The manufacturer reccommends a grade of oil to best protect your engine. All aspects of the protection are taken into account - cold and hot starting, hard use, nose-to-tail driving - the full spectrum.

When cold, the oil needs to be a certain thickness (viscosity) for lubrication purposes. When the engine is cold, we all hate the 2 second clatter you can get from the top end until the engine is warm - even Fiat don't want this to happen as it makes their cars sound poor.

Fiat could just say "Oo, I know - we'll drop from a 15w40 to a 0w40 so that it doesn't clatter". But, and this is the point that seems to be missed all the time, there is a reason why the engines need the oil at the reccomended viscosity.

Why?
So the oil is thick enough to keep the metal bits from rubbing against each other. An engine which the manufacturer reccomends a thicker oil for will be at greater risk from damage with a thin oil, as the oil film may not be able to hold the bearing surfaces apart. Inside your engine, the crankshaft and camshaft actually 'float' in the oil - the bearing surfaces aren't actually supposed to grind against each other.

If you put too thin W grade oil in, the engine's oil pressure won't be as it's designed for a cold start, and the oil may not be thick enough to allow the bearings to 'float' - so you get metal to metal contact and advanced wear.
 
fixitagaintomorrow said:
Right, have checked this out with a respected engineer.

The manufacturer reccommends a grade of oil to best protect your engine. All aspects of the protection are taken into account - cold and hot starting, hard use, nose-to-tail driving - the full spectrum.

When cold, the oil needs to be a certain thickness (viscosity) for lubrication purposes. When the engine is cold, we all hate the 2 second clatter you can get from the top end until the engine is warm - even Fiat don't want this to happen as it makes their cars sound poor.
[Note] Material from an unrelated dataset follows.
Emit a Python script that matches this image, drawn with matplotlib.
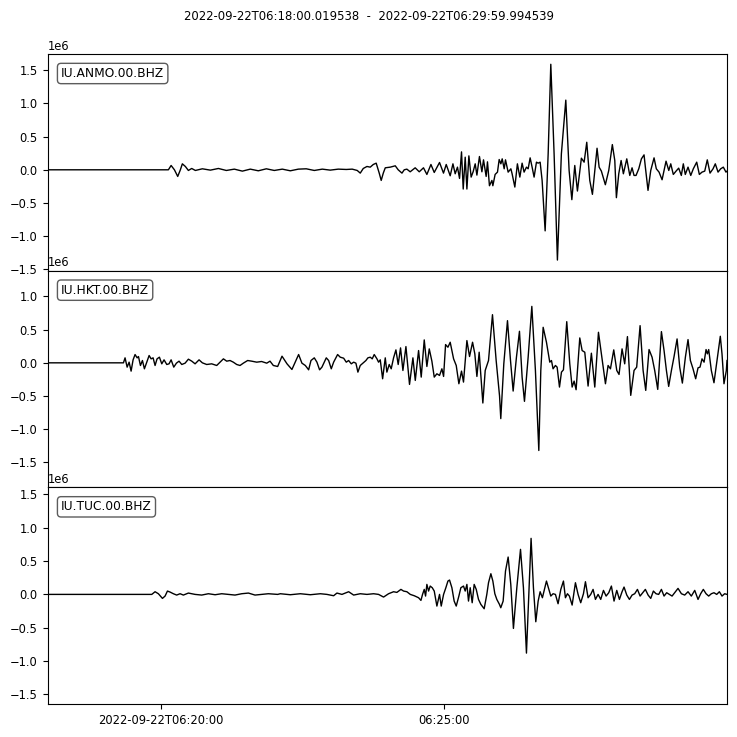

Fiat could just say "Oo, I know - we'll drop from a 15w40 to a 0w40 so that it doesn't clatter". But, and this is the point that seems to be missed all the time, there is a reason why the engines need the oil at the reccomended viscosity.

Why?
So the oil is thick enough to keep the metal bits from rubbing against each other. An engine which the manufacturer reccomends a thicker oil for will be at greater risk from damage with a thin oil, as the oil film may not be able to hold the bearing surfaces apart. Inside your engine, the crankshaft and camshaft actually 'float' in the oil - the bearing surfaces aren't actually supposed to grind against each other.
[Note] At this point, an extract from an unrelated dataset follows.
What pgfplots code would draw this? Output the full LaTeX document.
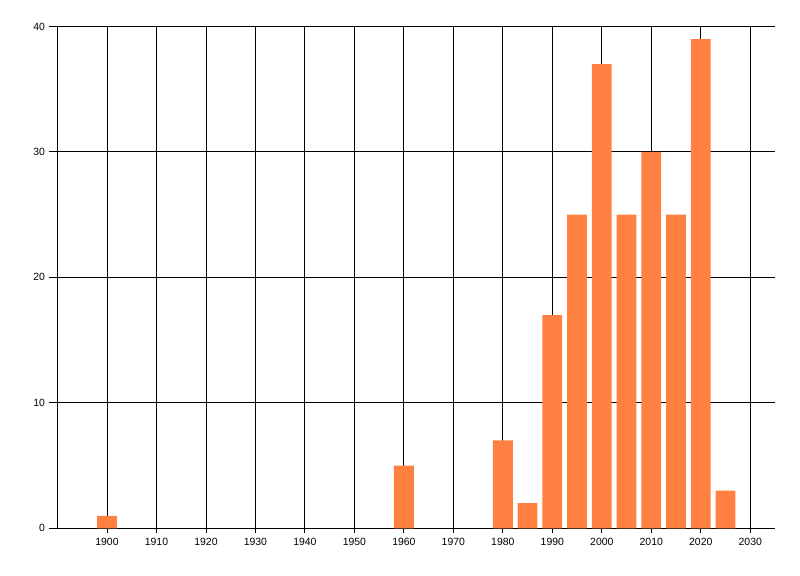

If you put too thin W grade oil in, the engine's oil pressure won't be as it's designed for a cold start, and the oil may not be thick enough to allow the bearings to 'float' - so you get metal to metal contact and advanced wear.
:yeahthat:
trust the engineer over an oil salesman any day of the week
 
fixitagaintomorrow said:
Fiat could just say "Oo, I know - we'll drop from a 15w40 to a 0w40 so that it doesn't clatter". But, and this is the point that seems to be missed all the time, there is a reason why the engines need the oil at the reccomended viscosity.
On turbocharged cars, changing to a thinner oil also means a higher oil consumption, as half of it pours through the turbo oil seals! (May not apply to all non-Coupe cars!)
H
 
OK, I use 0W40 full syn in my Idea 1.9. Fiat reccomends 10W40 summer and 5W40 winter. Both give the same hi temp protection. The 0W40 gives easier winter starting and lower fuel consumption year round. Also, it circulates through the engine faster in the cold, providing more startup protection. My old Clio 1.9D went over 201000 miles in six years on mostly 0W30 compared to the recommended 5W30. If you use regular mineral oil, then follow the maker's advice closely. If the warranty is up, use full syn and double the oil change interval on cars where it must be changed at less than 12000 miles. Extend it by 50% if it's 12000 or more.
 
raton_laveur said:
......... If the warranty is up, use full syn and double the oil change interval on cars where it must be changed at less than 12000 miles. Extend it by 50% if it's 12000 or more.

Do you mean change at 6000 on a 12000 reccommended interval?

'cos I'm afraid I wouldn't reccommend to anyone that they go to 18,000 if the maker's reccommendations for oil changing is 12,000, or run to 20,000 between changes on a maker's 10,000 interval.

While this may work just fine for someone that does 50,000 motorway miles a year, someone who does short journeys or stop-start motoring can end up damaging their engine if they were to do so.
 
fixitagaintomorrow said:
Do you mean change at 6000 on a 12000 reccommended interval?

'cos I'm afraid I wouldn't reccommend to anyone that they go to 18,000 if the maker's reccommendations for oil changing is 12,000, or run to 20,000 between changes on a maker's 10,000 interval.

While this may work just fine for someone that does 50,000 motorway miles a year, someone who does short journeys or stop-start motoring can end up damaging their engine if they were to do so.


I'm only talking about with full synthetic oil. It's more expensive on the day you buy it but cheaper ever after because it lasts much longer than conventional oils. Don't be fooled by part-syn or syn blends. They usually have less than 10 per cent syn in the mix. What you can do is continue to change your filter at regular intervals but leave the full syn oil in the engine, just remember to top it up after the filter change. Mobil has tested it's Mobil 1 to beyond 25000 miles without any hint of breakdown. I imagine the other name brand full syns are similar. BTW? I would never use Castrol full syn. It is "Full Synthetic Oil with Nonsynthetic Ingriedients". They are trying to say that it's got some regular oil in their supposed full syn. That's crap. You pay the full syn price but you don't get what you pay for as it costs Castrol a lot less to make this stuff than their former 100% full syn but they never lowered their prices.